-- What is expected --
Every line that holds "with" should be shown.
□ □ □
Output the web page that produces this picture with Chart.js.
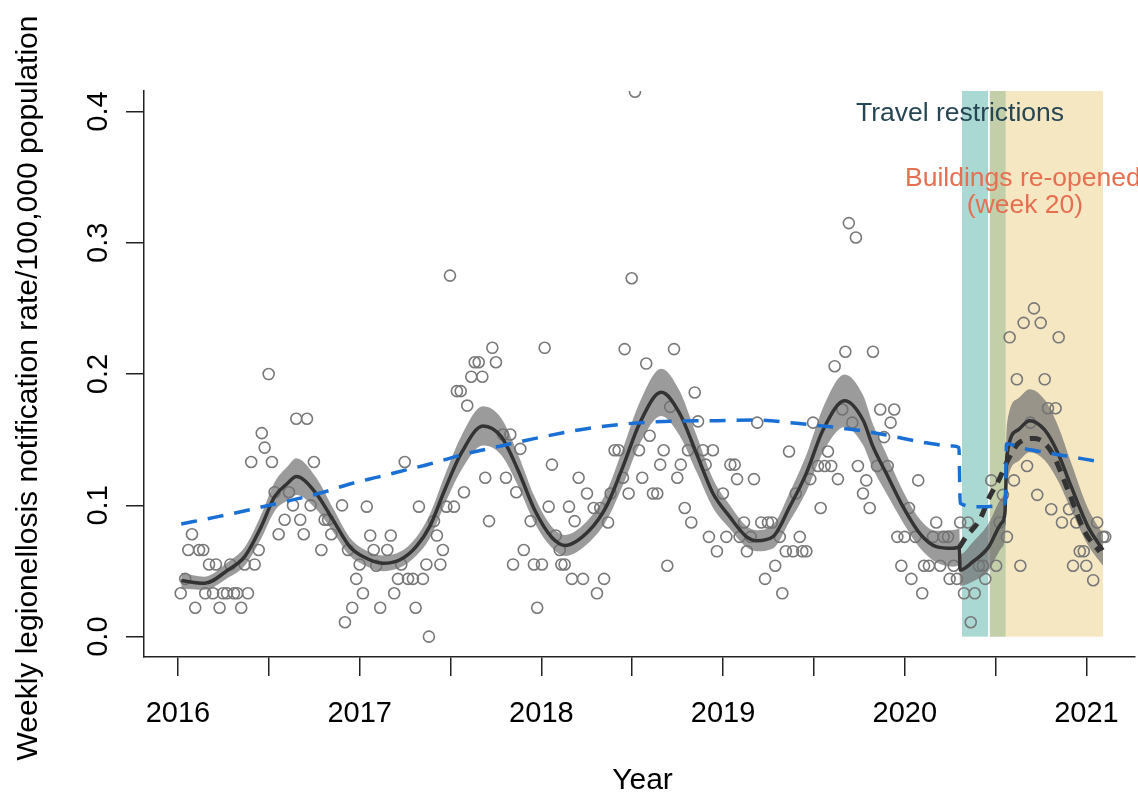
<!DOCTYPE html>
<html><head><meta charset="utf-8">
<script src="https://cdn.jsdelivr.net/npm/chart.js@4.4.0/dist/chart.umd.min.js"></script>
<style>html,body{margin:0;padding:0;background:#fff}canvas{display:block}</style>
</head><body>
<canvas id="c" width="1138" height="792" style="width:1138px;height:792px"></canvas>
<script>
// ---------- data (decimal year, weekly rate /100,000) ----------
const ptX = [2016.015,2016.040,2016.057,2016.077,2016.095,2016.116,2016.139,2016.150,2016.171,2016.193,2016.209,2016.229,2016.248,2016.270,2016.288,2016.308,2016.326,2016.348,2016.367,2016.385,2016.403,2016.422,2016.444,2016.461,2016.477,2016.499,2016.517,2016.532,2016.554,2016.587,2016.611,2016.633,2016.651,2016.673,2016.692,2016.710,2016.730,2016.748,2016.789,2016.807,2016.826,2016.844,2016.903,2016.919,2016.936,2016.959,2016.981,
2017.000,2017.018,2017.039,2017.058,2017.077,2017.091,2017.113,2017.152,2017.171,2017.190,2017.211,2017.229,2017.248,2017.266,2017.293,2017.308,2017.326,2017.348,2017.367,2017.381,2017.409,2017.425,2017.444,2017.458,2017.477,2017.497,2017.519,2017.535,2017.556,2017.574,2017.592,2017.614,2017.633,2017.655,2017.675,2017.691,2017.712,2017.730,2017.750,2017.789,2017.805,2017.829,2017.844,2017.862,2017.884,2017.903,2017.941,2017.959,2017.977,
2018.003,2018.018,2018.040,2018.058,2018.079,2018.101,2018.110,2018.128,2018.152,2018.168,2018.183,2018.205,2018.229,2018.251,2018.288,2018.306,2018.324,2018.345,2018.367,2018.381,2018.403,2018.425,2018.449,2018.458,2018.480,2018.497,2018.515,2018.537,2018.555,2018.577,2018.596,2018.614,2018.638,2018.654,2018.673,2018.693,2018.709,2018.730,2018.748,2018.767,2018.789,2018.807,2018.825,2018.844,2018.862,2018.889,2018.904,2018.922,2018.944,2018.966,2018.999,
2019.018,2019.040,2019.064,2019.077,2019.091,2019.115,2019.131,2019.152,2019.170,2019.188,2019.210,2019.231,2019.247,2019.269,2019.287,2019.312,2019.326,2019.345,2019.363,2019.385,2019.400,2019.422,2019.436,2019.458,2019.480,2019.495,2019.522,2019.537,2019.559,2019.577,2019.595,2019.614,2019.632,2019.656,2019.673,2019.692,2019.711,2019.731,2019.742,2019.770,2019.788,2019.807,2019.825,2019.847,2019.865,2019.886,2019.906,2019.922,2019.942,2019.959,2019.981,2019.999,
2020.023,2020.036,2020.058,2020.074,2020.096,2020.106,2020.133,2020.155,2020.173,2020.195,2020.214,2020.238,2020.247,2020.269,2020.287,2020.305,2020.326,2020.348,2020.363,2020.385,2020.408,2020.430,2020.443,2020.476,2020.503,2020.522,2020.540,2020.562,2020.577,2020.601,2020.617,2020.636,2020.654,2020.673,2020.691,2020.711,2020.729,2020.748,2020.770,2020.788,2020.806,2020.830,2020.847,2020.865,2020.904,2020.926,2020.944,2020.963,2020.985,2020.999,2021.037,2021.059,2021.091,2021.103];
const ptY = [0.033,0.044,0.066,0.078,0.022,0.066,0.066,0.033,0.055,0.033,0.055,0.022,0.033,0.033,0.055,0.033,0.033,0.022,0.055,0.033,0.133,0.055,0.066,0.155,0.144,0.200,0.133,0.110,0.078,0.089,0.110,0.100,0.166,0.089,0.078,0.166,0.100,0.133,0.066,0.089,0.089,0.078,0.100,0.011,0.066,0.022,0.044,
0.055,0.033,0.099,0.077,0.066,0.054,0.022,0.066,0.077,0.033,0.044,0.055,0.133,0.044,0.044,0.022,0.099,0.044,0.055,0.000,0.088,0.077,0.055,0.066,0.099,0.275,0.099,0.187,0.187,0.110,0.176,0.198,0.209,0.209,0.198,0.121,0.088,0.220,0.209,0.154,0.121,0.154,0.055,0.110,0.143,0.066,0.088,0.055,0.022,
0.055,0.220,0.099,0.131,0.077,0.066,0.055,0.055,0.099,0.044,0.088,0.121,0.044,0.109,0.098,0.033,0.098,0.044,0.087,0.109,0.142,0.142,0.121,0.219,0.109,0.273,0.415,0.142,0.121,0.208,0.153,0.109,0.109,0.131,0.142,0.054,0.175,0.219,0.121,0.131,0.098,0.142,0.087,0.186,0.164,0.142,0.131,0.076,0.142,0.065,0.109,
0.076,0.131,0.131,0.120,0.076,0.087,0.065,0.076,0.120,0.163,0.087,0.044,0.087,0.087,0.054,0.076,0.033,0.065,0.141,0.065,0.109,0.076,0.065,0.065,0.120,0.163,0.130,0.098,0.130,0.141,0.130,0.206,0.120,0.173,0.217,0.315,0.163,0.304,0.130,0.109,0.119,0.098,0.217,0.130,0.173,0.152,0.130,0.163,0.173,0.076,0.054,0.076,
0.098,0.044,0.076,0.119,0.033,0.054,0.054,0.076,0.087,0.054,0.076,0.076,0.044,0.054,0.044,0.087,0.033,0.087,0.011,0.033,0.054,0.054,0.044,0.119,0.054,0.087,0.108,0.076,0.228,0.119,0.196,0.054,0.239,0.130,0.163,0.250,0.108,0.239,0.196,0.174,0.097,0.174,0.228,0.087,0.097,0.054,0.087,0.065,0.065,0.054,0.043,0.087,0.076,0.076];

// fitted seasonal model (solid) with confidence band
const fitX  = [2016.018,2016.147,2016.275,2016.367,2016.458,2016.532,2016.605,2016.651,2016.761,2016.853,2016.945,2017.018,2017.128,2017.220,2017.311,2017.385,2017.468,2017.559,2017.679,2017.779,2017.871,2017.963,2018.054,2018.130,2018.266,2018.357,2018.449,2018.541,2018.660,2018.761,2018.853,2018.944,2019.036,2019.128,2019.183,2019.275,2019.367,2019.458,2019.550,2019.669,2019.770,2019.825,2019.898,2019.990,2020.082,2020.173,2020.265,2020.300,2020.305,2020.375,2020.460,2020.531,2020.551,2020.562,2020.623,2020.687,2020.770,2020.843,2020.916,2021.008,2021.091];
const fitY  = [0.0427,0.0407,0.0508,0.0610,0.0838,0.1066,0.1170,0.1219,0.1090,0.0889,0.0686,0.0610,0.0559,0.0584,0.0686,0.0838,0.1117,0.1397,0.1605,0.1523,0.1270,0.0965,0.0762,0.0695,0.0813,0.0990,0.1295,0.1625,0.1861,0.1701,0.1397,0.1092,0.0914,0.0762,0.0731,0.0762,0.0990,0.1244,0.1574,0.1797,0.1650,0.1447,0.1244,0.0990,0.0787,0.0686,0.0673,0.0680,0.0508,0.0571,0.0680,0.0863,0.0940,0.1380,0.1574,0.1645,0.1574,0.1397,0.1142,0.0838,0.0660];
const fitLo = [0.0367,0.0357,0.0448,0.0540,0.0748,0.0956,0.1040,0.1079,0.0970,0.0799,0.0616,0.0550,0.0499,0.0524,0.0616,0.0748,0.1007,0.1267,0.1455,0.1383,0.1150,0.0865,0.0682,0.0615,0.0723,0.0880,0.1155,0.1465,0.1681,0.1531,0.1257,0.0982,0.0824,0.0682,0.0651,0.0672,0.0880,0.1104,0.1404,0.1597,0.1460,0.1277,0.1094,0.0870,0.0677,0.0566,0.0533,0.0540,0.0388,0.0421,0.0500,0.0673,0.0750,0.1150,0.1334,0.1405,0.1344,0.1187,0.0962,0.0698,0.0540];
const fitHi = [0.0487,0.0457,0.0568,0.0680,0.0928,0.1176,0.1300,0.1359,0.1210,0.0979,0.0756,0.0670,0.0619,0.0644,0.0756,0.0928,0.1227,0.1527,0.1755,0.1663,0.1390,0.1065,0.0842,0.0775,0.0903,0.1100,0.1435,0.1785,0.2041,0.1871,0.1537,0.1202,0.1004,0.0842,0.0811,0.0852,0.1100,0.1384,0.1744,0.1997,0.1840,0.1617,0.1394,0.1110,0.0897,0.0806,0.0813,0.0820,0.0628,0.0721,0.0860,0.1053,0.1130,0.1610,0.1814,0.1885,0.1804,0.1607,0.1322,0.0978,0.0780];

// counterfactual (dashed black) after restrictions; starts from the fit point at index cfStart
const cfStart = 47;
const cfX = [2020.338,2020.412,2020.467,2020.513,2020.568,2020.623,2020.715,2020.806,2020.898,2020.990,2021.073];
const cfY = [0.0762,0.0889,0.1066,0.1180,0.1346,0.1470,0.1510,0.1410,0.1117,0.0800,0.0647];

// long-term trend (blue dashed)
const trendX = [2016.018,2016.220,2016.550,2016.800,2016.945,2017.110,2017.256,2017.385,2017.559,2017.743,2017.926,2018.183,2018.357,2018.632,2018.963,2019.183,2019.403,2019.733,2019.898,2020.082,2020.265,2020.298,2020.305,2020.400,2020.553,2020.560,2020.650,2020.800,2021.073];
const trendY = [0.0858,0.0914,0.1016,0.1100,0.1163,0.1219,0.1270,0.1315,0.1384,0.1442,0.1498,0.1569,0.1605,0.1637,0.1645,0.1650,0.1625,0.1574,0.1536,0.1485,0.1452,0.1440,0.1016,0.0990,0.1016,0.1470,0.1435,0.1397,0.1333];

// shaded periods
const shadeStart = [2020.315, 2020.468, 2020.468];
const shadeEnd   = [2020.458, 2020.555, 2021.091];
const shadeColor = ['rgba(42,157,143,0.4)','rgba(42,157,143,0.4)','rgba(233,196,106,0.4)'];

// axes
const xTicks = [2016,2016.5,2017,2017.5,2018,2018.5,2019,2019.5,2020,2020.5,2021];
const xLabels = [2016,2017,2018,2019,2020,2021];
const yTicks = [0,0.1,0.2,0.3,0.4];
const xMin = 2015.813, xMax = 2021.267, yMin = -0.0155, yMax = 0.4156;

const labelTravel = 'Travel restrictions';
const labelBuild1 = 'Buildings re-opened';
const labelBuild2 = '(week 20)';
const yTitle = 'Weekly legionellosis notification rate/100,000 population';
const xTitle = 'Year';

// ---------- build ----------
const zip = (xs, ys) => xs.map((v, i) => ({x: v, y: ys[i]}));
const points = zip(ptX, ptY);
const fitPts = zip(fitX, fitY);
const loPts = zip(fitX, fitLo);
const hiPts = zip(fitX, fitHi);
const cfPts = fitPts.slice(cfStart, cfStart + 1).concat(zip(cfX, cfY));
const trendPts = zip(trendX, trendY);

const FONT = '"Liberation Sans", Arial, Helvetica, sans-serif';

const decor = {
  id: 'decor',
  beforeDatasetsDraw(chart) {
    const {ctx, scales: {x, y}} = chart;
    ctx.save();
    const y0 = y.getPixelForValue(0), y1 = y.getPixelForValue(yMax);
    for (let i = 0; i < shadeStart.length; i++) {
      const x0 = x.getPixelForValue(shadeStart[i]), x1 = x.getPixelForValue(shadeEnd[i]);
      ctx.fillStyle = shadeColor[i];
      ctx.fillRect(x0, y1, x1 - x0, y0 - y1);
    }
    ctx.restore();
  },
  afterDraw(chart) {
    const {ctx, chartArea: ca, scales: {x, y}} = chart;
    ctx.save();
    ctx.fillStyle = '#000';
    ctx.font = '29px ' + FONT;
    ctx.textAlign = 'center';
    ctx.textBaseline = 'alphabetic';
    xLabels.forEach(v => ctx.fillText(String(v), x.getPixelForValue(v), ca.bottom + 65));
    yTicks.forEach(v => {
      ctx.save();
      ctx.translate(ca.left - 37, y.getPixelForValue(v));
      ctx.rotate(-Math.PI / 2);
      ctx.fillText(v.toFixed(1), 0, 0);
      ctx.restore();
    });
    ctx.font = '30px ' + FONT;
    ctx.fillText(xTitle, (ca.left + ca.right) / 2 + 3, ca.bottom + 132);
    ctx.save();
    ctx.translate(ca.left - 107, (ca.top + ca.bottom) / 2 + 14);
    ctx.rotate(-Math.PI / 2);
    ctx.fillText(yTitle, 0, 0);
    ctx.restore();

    ctx.font = '26.5px ' + FONT;
    ctx.fillStyle = '#264653';
    ctx.fillText(labelTravel, x.getPixelForValue(2020.304), y.getPixelForValue(0.3927));
    ctx.fillStyle = '#e76f51';
    ctx.fillText(labelBuild1, x.getPixelForValue(2020.650), y.getPixelForValue(0.3432));
    ctx.fillText(labelBuild2, x.getPixelForValue(2020.661), y.getPixelForValue(0.3226));
    ctx.restore();
  }
};

new Chart(document.getElementById('c'), {
  type: 'line',
  data: {
    datasets: [
      { label: 'trend', data: trendPts, order: 0, borderColor: '#1a6fd4', borderWidth: 3.5,
        borderDash: [16, 11], pointRadius: 0, fill: false, cubicInterpolationMode: 'monotone' },
      { label: 'counterfactual', data: cfPts, order: 1, borderColor: '#333333', borderWidth: 5,
        borderDash: [11, 8], pointRadius: 0, fill: false, cubicInterpolationMode: 'monotone' },
      { label: 'fit', data: fitPts, order: 2, borderColor: '#333333', borderWidth: 3.5,
        pointRadius: 0, fill: false, cubicInterpolationMode: 'monotone' },
      { label: 'upper', data: hiPts, order: 3, borderWidth: 0, borderColor: 'rgba(0,0,0,0)',
        backgroundColor: 'rgba(112,112,112,0.7)', pointRadius: 0, fill: '+1', cubicInterpolationMode: 'monotone' },
      { label: 'lower', data: loPts, order: 4, borderWidth: 0, borderColor: 'rgba(0,0,0,0)',
        pointRadius: 0, fill: false, cubicInterpolationMode: 'monotone' },
      { label: 'weekly', data: points, order: 5, showLine: false, pointRadius: 5.5, pointBorderWidth: 1.6,
        pointBorderColor: '#787878', pointBackgroundColor: 'rgba(0,0,0,0)', pointStyle: 'circle' }
    ]
  },
  options: {
    responsive: false, animation: false, devicePixelRatio: 1,
    layout: { autoPadding: false, padding: { left: 0, top: 91, right: 3, bottom: 0 } },
    plugins: { legend: { display: false }, tooltip: { enabled: false } },
    scales: {
      x: {
        type: 'linear', min: xMin, max: xMax,
        afterBuildTicks: s => { s.ticks = xTicks.map(v => ({ value: v })); },
        afterFit: s => { s.height = 135; },
        grid: { drawOnChartArea: false, drawTicks: true, tickLength: 19, color: '#222', lineWidth: 1.5 },
        border: { display: true, color: '#222', width: 1.5 },
        ticks: { color: 'rgba(0,0,0,0)', font: { size: 10 }, maxRotation: 0, autoSkip: false }
      },
      y: {
        type: 'linear', min: yMin, max: yMax,
        afterBuildTicks: s => { s.ticks = yTicks.map(v => ({ value: v })); },
        afterFit: s => { s.width = 144; },
        grid: { drawOnChartArea: false, drawTicks: true, tickLength: 18, color: '#222', lineWidth: 1.5 },
        border: { display: true, color: '#222', width: 1.5 },
        ticks: { color: 'rgba(0,0,0,0)', font: { size: 10 }, autoSkip: false }
      }
    }
  },
  plugins: [decor]
});
</script>
</body></html>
□ □ □
-- Exercise solution --
Output the web page that produces this picture with Chart.js.
// fitted seasonal model (solid) with confidence band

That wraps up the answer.